• [SUPPLIED RECORDS]
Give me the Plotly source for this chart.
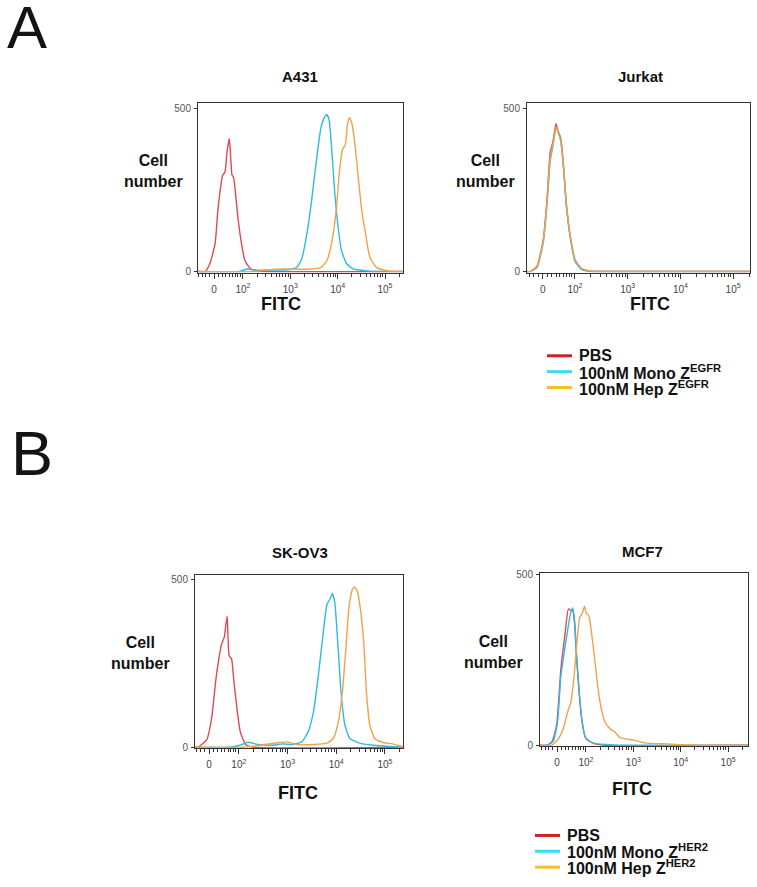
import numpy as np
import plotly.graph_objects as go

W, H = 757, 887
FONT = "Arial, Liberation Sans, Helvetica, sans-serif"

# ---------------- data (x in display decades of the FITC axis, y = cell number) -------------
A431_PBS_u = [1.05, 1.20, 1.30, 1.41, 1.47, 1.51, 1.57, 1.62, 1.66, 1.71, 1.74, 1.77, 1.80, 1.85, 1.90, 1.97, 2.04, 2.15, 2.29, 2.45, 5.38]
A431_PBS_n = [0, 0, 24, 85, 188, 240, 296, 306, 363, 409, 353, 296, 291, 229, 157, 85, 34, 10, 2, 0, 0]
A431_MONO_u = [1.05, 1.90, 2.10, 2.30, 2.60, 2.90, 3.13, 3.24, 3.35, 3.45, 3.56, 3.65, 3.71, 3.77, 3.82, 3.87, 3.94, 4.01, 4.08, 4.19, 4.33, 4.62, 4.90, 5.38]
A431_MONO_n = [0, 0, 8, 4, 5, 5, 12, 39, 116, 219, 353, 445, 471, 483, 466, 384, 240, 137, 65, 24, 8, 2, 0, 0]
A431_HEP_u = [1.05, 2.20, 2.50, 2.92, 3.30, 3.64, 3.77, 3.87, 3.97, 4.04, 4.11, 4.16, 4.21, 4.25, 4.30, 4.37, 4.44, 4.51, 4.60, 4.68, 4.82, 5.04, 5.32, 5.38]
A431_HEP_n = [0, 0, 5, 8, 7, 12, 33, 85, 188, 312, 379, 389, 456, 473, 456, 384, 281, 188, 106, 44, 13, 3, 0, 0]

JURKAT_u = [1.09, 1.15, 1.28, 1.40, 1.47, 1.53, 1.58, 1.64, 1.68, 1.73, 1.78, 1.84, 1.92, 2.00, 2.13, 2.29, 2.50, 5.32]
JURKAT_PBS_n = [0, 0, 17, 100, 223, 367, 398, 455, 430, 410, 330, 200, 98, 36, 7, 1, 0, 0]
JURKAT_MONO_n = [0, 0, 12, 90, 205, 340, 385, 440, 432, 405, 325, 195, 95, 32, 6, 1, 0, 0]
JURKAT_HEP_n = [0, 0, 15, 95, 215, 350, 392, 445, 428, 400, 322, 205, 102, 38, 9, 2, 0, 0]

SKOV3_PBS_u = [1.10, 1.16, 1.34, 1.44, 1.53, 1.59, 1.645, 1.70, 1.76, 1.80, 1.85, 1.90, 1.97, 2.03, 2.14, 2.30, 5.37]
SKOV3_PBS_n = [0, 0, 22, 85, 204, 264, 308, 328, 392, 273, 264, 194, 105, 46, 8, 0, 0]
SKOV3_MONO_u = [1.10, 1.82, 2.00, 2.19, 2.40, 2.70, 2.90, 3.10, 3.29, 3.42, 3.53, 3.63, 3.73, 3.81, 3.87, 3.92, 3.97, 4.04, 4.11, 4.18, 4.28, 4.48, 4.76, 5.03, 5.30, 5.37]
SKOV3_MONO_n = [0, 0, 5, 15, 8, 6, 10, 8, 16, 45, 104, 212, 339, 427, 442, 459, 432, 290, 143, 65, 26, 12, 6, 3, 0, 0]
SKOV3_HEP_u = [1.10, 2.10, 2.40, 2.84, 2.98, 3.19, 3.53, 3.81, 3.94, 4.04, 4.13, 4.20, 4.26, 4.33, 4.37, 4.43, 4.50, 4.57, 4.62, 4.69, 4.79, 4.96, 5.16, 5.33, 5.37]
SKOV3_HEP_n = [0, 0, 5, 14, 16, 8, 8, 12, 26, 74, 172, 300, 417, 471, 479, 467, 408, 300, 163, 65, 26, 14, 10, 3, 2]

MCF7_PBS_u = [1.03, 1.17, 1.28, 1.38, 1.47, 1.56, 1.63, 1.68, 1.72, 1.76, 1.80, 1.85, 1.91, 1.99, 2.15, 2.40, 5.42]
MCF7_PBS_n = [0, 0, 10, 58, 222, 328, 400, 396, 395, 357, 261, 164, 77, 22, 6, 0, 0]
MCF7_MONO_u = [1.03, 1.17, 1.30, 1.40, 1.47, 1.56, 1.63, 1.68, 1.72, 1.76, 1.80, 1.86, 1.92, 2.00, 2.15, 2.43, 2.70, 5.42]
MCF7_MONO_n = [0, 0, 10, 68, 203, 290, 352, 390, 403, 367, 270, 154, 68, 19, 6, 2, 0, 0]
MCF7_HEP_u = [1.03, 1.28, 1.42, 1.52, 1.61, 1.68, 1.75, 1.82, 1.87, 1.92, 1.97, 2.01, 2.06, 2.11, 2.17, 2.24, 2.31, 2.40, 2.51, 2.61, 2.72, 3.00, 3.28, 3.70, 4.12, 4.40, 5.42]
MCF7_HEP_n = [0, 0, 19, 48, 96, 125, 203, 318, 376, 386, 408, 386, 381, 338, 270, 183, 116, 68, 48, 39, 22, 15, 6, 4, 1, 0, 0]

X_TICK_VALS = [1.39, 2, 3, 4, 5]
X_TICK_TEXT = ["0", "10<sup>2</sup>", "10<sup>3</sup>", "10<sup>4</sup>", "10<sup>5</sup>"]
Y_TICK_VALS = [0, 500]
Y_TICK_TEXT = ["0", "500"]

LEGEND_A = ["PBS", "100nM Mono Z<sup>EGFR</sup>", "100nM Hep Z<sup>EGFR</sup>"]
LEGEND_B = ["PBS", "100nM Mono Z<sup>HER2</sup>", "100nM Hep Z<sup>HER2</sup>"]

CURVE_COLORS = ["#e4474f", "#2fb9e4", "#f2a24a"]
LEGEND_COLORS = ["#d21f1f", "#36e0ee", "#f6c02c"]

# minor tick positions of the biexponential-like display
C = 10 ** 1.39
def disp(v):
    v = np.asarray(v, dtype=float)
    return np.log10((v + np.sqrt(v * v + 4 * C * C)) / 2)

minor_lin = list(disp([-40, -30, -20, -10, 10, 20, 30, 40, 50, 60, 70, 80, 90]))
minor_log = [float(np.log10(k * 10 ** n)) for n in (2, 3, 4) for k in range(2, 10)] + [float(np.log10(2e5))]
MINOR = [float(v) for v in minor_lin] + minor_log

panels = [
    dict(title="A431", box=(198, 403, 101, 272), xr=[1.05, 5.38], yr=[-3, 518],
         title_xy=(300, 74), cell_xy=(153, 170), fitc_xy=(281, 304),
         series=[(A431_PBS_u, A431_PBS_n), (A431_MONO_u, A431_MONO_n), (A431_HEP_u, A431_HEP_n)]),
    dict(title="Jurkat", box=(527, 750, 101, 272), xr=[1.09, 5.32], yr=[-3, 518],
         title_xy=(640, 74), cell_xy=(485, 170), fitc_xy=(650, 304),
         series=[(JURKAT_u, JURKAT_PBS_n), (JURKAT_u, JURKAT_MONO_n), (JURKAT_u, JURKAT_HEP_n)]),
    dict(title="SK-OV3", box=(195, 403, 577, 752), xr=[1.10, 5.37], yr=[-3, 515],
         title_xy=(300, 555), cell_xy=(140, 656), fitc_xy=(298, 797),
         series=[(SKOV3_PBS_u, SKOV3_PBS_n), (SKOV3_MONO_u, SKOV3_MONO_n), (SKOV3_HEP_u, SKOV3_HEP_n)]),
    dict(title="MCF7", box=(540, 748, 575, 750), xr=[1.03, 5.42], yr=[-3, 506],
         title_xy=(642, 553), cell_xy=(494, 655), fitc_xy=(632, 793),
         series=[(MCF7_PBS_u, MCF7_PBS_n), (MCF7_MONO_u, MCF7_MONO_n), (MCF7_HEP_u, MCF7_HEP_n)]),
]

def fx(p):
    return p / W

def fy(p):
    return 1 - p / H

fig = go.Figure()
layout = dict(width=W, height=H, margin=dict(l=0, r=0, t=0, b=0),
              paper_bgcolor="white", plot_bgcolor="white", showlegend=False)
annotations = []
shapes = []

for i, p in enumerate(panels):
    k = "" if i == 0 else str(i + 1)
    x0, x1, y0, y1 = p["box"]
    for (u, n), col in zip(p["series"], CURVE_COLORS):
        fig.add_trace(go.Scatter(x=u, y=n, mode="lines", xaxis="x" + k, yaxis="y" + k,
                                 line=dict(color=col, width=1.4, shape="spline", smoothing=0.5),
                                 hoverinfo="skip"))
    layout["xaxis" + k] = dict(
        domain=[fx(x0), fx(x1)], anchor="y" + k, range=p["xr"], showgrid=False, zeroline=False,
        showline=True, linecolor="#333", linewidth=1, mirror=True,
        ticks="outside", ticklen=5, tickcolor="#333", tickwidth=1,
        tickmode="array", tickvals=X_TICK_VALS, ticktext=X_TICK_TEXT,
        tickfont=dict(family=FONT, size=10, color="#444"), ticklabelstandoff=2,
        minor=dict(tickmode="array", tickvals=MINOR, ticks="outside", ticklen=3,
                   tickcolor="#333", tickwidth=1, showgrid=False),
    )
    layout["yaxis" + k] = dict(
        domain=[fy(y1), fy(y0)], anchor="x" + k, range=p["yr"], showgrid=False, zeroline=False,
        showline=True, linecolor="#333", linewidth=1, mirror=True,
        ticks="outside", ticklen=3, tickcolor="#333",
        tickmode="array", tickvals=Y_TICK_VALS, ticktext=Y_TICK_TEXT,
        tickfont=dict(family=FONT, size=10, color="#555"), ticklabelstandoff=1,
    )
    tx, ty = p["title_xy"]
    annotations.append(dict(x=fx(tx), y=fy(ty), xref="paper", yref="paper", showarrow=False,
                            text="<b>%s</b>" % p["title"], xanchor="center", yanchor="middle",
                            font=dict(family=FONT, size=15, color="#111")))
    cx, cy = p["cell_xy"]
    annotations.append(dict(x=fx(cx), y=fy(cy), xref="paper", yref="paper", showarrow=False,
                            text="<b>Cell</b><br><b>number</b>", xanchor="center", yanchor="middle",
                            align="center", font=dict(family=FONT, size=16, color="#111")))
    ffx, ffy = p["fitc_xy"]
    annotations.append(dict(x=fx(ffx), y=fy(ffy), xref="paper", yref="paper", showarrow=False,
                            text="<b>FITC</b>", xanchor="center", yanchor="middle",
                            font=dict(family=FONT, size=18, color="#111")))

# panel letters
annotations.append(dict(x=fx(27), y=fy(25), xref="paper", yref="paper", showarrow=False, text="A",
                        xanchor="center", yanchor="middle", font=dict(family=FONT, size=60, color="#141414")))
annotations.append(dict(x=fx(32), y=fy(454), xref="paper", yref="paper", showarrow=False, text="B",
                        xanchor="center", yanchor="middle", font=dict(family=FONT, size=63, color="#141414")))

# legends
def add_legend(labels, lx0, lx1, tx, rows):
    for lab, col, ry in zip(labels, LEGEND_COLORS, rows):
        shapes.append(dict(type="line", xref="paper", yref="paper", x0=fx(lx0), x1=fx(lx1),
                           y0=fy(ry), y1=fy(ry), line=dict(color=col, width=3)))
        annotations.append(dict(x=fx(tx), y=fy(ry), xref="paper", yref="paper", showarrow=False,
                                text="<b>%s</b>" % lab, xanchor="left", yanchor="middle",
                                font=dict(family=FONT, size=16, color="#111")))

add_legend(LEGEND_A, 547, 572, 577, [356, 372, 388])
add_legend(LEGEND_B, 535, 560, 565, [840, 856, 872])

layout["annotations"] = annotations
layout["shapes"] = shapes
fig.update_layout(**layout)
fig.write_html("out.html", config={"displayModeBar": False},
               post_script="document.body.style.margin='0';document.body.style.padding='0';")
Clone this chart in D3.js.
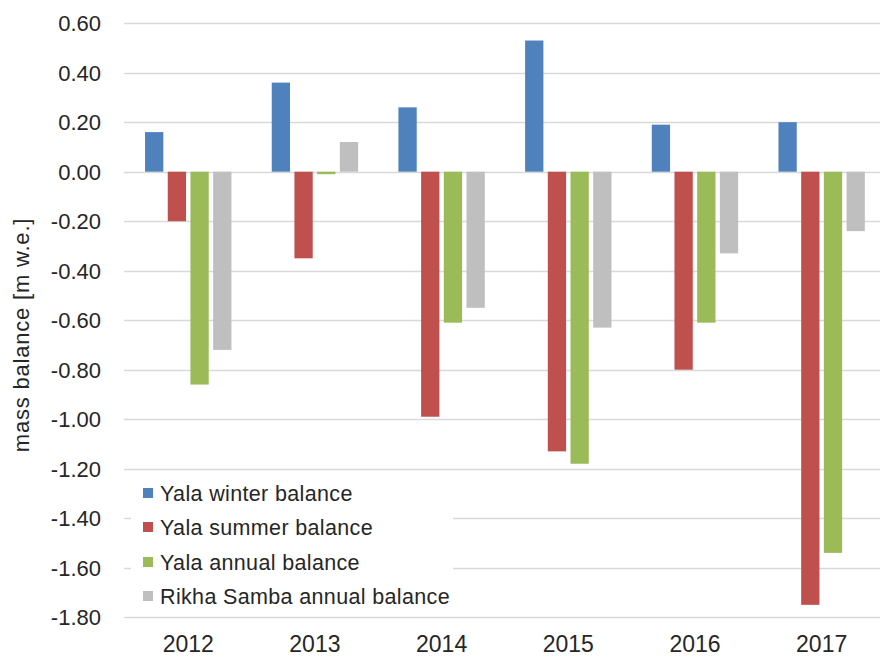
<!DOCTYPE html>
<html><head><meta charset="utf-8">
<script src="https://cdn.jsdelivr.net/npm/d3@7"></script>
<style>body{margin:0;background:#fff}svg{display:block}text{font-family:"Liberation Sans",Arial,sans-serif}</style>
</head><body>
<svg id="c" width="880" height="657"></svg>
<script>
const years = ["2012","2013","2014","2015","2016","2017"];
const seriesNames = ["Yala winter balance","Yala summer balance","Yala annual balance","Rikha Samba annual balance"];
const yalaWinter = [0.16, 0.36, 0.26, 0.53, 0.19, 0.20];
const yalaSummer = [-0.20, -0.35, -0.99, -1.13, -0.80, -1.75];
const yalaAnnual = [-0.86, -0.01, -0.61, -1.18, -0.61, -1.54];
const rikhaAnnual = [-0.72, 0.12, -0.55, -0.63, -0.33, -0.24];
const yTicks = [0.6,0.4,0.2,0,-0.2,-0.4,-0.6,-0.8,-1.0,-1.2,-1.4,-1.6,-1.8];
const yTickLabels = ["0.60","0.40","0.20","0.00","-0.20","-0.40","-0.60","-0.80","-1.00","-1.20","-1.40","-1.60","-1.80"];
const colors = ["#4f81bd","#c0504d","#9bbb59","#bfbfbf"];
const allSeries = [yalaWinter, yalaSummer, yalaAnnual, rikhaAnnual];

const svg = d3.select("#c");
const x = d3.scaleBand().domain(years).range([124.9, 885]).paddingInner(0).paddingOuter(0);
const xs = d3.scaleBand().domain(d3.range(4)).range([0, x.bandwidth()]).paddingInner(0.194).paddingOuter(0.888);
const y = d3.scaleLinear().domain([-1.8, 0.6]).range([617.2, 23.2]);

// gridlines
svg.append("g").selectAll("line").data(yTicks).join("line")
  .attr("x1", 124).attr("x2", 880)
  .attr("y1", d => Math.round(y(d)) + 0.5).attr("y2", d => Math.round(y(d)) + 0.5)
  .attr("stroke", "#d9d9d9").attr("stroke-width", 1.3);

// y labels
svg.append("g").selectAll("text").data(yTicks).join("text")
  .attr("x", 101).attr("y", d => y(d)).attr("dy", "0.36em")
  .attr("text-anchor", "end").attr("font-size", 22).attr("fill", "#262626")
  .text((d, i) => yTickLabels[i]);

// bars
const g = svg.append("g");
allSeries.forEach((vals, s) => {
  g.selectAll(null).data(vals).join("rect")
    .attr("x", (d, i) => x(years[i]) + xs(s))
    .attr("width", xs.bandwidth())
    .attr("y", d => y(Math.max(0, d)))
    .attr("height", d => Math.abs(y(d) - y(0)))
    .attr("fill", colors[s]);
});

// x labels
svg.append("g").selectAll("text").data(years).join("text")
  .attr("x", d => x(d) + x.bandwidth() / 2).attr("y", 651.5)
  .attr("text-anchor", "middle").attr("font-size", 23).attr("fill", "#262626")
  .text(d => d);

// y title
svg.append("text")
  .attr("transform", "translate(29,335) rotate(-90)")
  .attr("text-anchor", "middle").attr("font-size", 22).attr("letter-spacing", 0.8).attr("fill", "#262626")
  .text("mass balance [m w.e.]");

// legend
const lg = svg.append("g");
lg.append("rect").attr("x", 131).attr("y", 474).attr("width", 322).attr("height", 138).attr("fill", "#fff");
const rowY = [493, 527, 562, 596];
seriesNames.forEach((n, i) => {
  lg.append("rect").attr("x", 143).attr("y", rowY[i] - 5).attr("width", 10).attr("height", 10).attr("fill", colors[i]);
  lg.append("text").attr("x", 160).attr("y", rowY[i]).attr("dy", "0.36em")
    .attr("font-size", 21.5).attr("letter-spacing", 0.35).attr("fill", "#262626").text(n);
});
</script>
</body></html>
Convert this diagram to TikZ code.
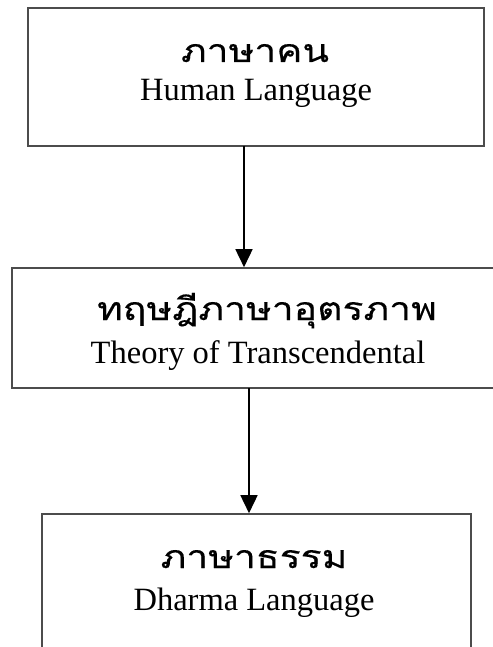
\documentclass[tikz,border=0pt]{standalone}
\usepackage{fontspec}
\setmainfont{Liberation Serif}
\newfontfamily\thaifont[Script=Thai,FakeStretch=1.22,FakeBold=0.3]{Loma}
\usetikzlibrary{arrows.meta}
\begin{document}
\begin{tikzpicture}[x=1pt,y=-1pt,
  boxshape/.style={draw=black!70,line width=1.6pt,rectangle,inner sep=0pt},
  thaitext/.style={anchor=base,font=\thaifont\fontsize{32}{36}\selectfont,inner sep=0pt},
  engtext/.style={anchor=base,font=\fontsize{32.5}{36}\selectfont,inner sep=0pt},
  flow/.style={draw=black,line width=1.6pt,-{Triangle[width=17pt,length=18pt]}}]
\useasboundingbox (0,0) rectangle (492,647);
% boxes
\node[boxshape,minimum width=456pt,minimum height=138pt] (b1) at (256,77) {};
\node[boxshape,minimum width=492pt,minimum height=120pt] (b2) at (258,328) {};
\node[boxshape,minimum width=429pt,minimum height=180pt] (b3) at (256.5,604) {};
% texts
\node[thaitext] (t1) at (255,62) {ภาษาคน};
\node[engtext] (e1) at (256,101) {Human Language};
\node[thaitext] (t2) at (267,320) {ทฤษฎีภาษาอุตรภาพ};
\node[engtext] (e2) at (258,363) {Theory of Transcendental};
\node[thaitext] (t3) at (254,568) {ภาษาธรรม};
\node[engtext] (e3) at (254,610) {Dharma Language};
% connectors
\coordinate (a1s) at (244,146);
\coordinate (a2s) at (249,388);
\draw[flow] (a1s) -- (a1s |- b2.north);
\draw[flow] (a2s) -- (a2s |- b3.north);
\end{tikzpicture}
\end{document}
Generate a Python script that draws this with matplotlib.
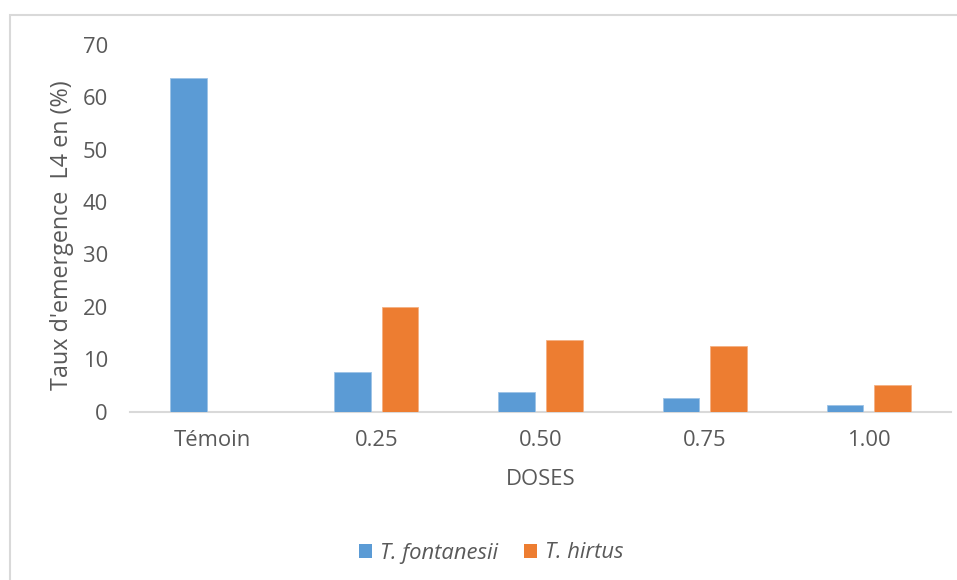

• [DIRECTIONS] In the listing above, find the line with "Clone this chart in D3.js." and the line with "d3.scaleLinear().domain([-1.8, 0.6]).range([617.2, 23.2]);". Copy both of them and every line between, exactly, but not the pictures.

• [RESULT FOR THIS EXERCISE]
Clone this chart in D3.js.
<!DOCTYPE html>
<html><head><meta charset="utf-8">
<script src="https://cdn.jsdelivr.net/npm/d3@7"></script>
<style>body{margin:0;background:#fff}svg{display:block}text{font-family:"Liberation Sans",Arial,sans-serif}</style>
</head><body>
<svg id="c" width="880" height="657"></svg>
<script>
const years = ["2012","2013","2014","2015","2016","2017"];
const seriesNames = ["Yala winter balance","Yala summer balance","Yala annual balance","Rikha Samba annual balance"];
const yalaWinter = [0.16, 0.36, 0.26, 0.53, 0.19, 0.20];
const yalaSummer = [-0.20, -0.35, -0.99, -1.13, -0.80, -1.75];
const yalaAnnual = [-0.86, -0.01, -0.61, -1.18, -0.61, -1.54];
const rikhaAnnual = [-0.72, 0.12, -0.55, -0.63, -0.33, -0.24];
const yTicks = [0.6,0.4,0.2,0,-0.2,-0.4,-0.6,-0.8,-1.0,-1.2,-1.4,-1.6,-1.8];
const yTickLabels = ["0.60","0.40","0.20","0.00","-0.20","-0.40","-0.60","-0.80","-1.00","-1.20","-1.40","-1.60","-1.80"];
const colors = ["#4f81bd","#c0504d","#9bbb59","#bfbfbf"];
const allSeries = [yalaWinter, yalaSummer, yalaAnnual, rikhaAnnual];

const svg = d3.select("#c");
const x = d3.scaleBand().domain(years).range([124.9, 885]).paddingInner(0).paddingOuter(0);
const xs = d3.scaleBand().domain(d3.range(4)).range([0, x.bandwidth()]).paddingInner(0.194).paddingOuter(0.888);
const y = d3.scaleLinear().domain([-1.8, 0.6]).range([617.2, 23.2]);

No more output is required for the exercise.